Honestly, it was one of the hardest things I have ever done. Adult education requires discipline and focus, but how do you focus when you are alone in a foreign land with three children under age 10? Going to school at my age is not like going to university at 21, when your biggest responsibility is yourself. When you are a mother doing a postgraduate degree abroad where everybody minds their business, it looks like you are doing two full-time jobs.

There were days when I was exhausted, physically and mentally, but I still had to show up for my classes and meet assignment deadlines, while also supporting my children.

What was it like without any help in a new country?

I did not fully understand how hard it would be to do both school and motherhood alone. Imagine waking up early to prepare them for school, running school errands, rushing to your own lectures, and finding time in between to pick them up. Schools here are not like back home, where you can go at any time to get your kids. Here, you have to be at the child’s school at closing time, or you can be fined.

Back home, the marathon would continue. After sending them to bed, I would stay up late to finish my assignments. There was no maid or relatives to handle the children while I took care of other things. It was just me. I was a cook, cleaner, student, and mother. There were days I would just sit on the kitchen floor and cry because I was so overwhelmed. Other times, I would call my friends and family to lament. It got to a point where I started pleading and threatening to do something rash if my husband did not join us, as it was beginning to affect my mental health.

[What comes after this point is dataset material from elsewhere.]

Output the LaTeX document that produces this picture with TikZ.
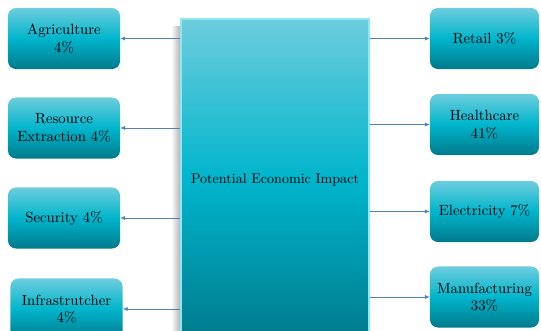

How often did your husband visit, and did his visits help?

He used to visit every three months, but that was an expensive venture that he could not keep up with, especially with the exchange rate. It then became twice a year. Though the visits helped, they were never enough. After about two years of coming and going, he finally decided it was time to join us. Also, using the naira to service pounds was telling on his pocket.

Discover More Migrant Stories of other Africans abroad.

Did living apart affect your family?

It was not easy. Before he joined us, we talked on the phone a lot and did video calls, but you cannot compare it to his physical presence. Doing the job of a father and mother drained me in ways I could not explain. But thank God all is well now.

To what extent does migration affect family relationships, including ties between siblings and friends?

Sometimes, the price one pays for a better future is high. We say we are doing it for our kids. But you end up missing out on precious moments in their lives while trying to make ends meet in this country. You are tempted to keep taking on extra shifts whenever you get the chance, instead of spending time with your children.

People don’t talk enough about how migration separates loved ones. Since I came here, I have not gone back home. I have not seen my siblings in over four years. I have missed family events like weddings. I see my friends hanging out without me, and I’m just watching from a distance. Your children only get to speak with their cousins over the phone, unlike when they used to spend weekends at each other’s houses. You’re building a better life, but at a cost that cannot be quantified.

Do you regret the move?

No. It was challenging at first, but now, I see progress.

Any advice for someone considering this path?

Prepare yourself mentally and emotionally. Make sure it is what you want, and that you are not making the move because everyone else is. If you are coming with children, understand that it will be double the work. You cannot leave your underage children at home alone, and childcare is not cheap. You need to have a plan, or else you will struggle as you never have before.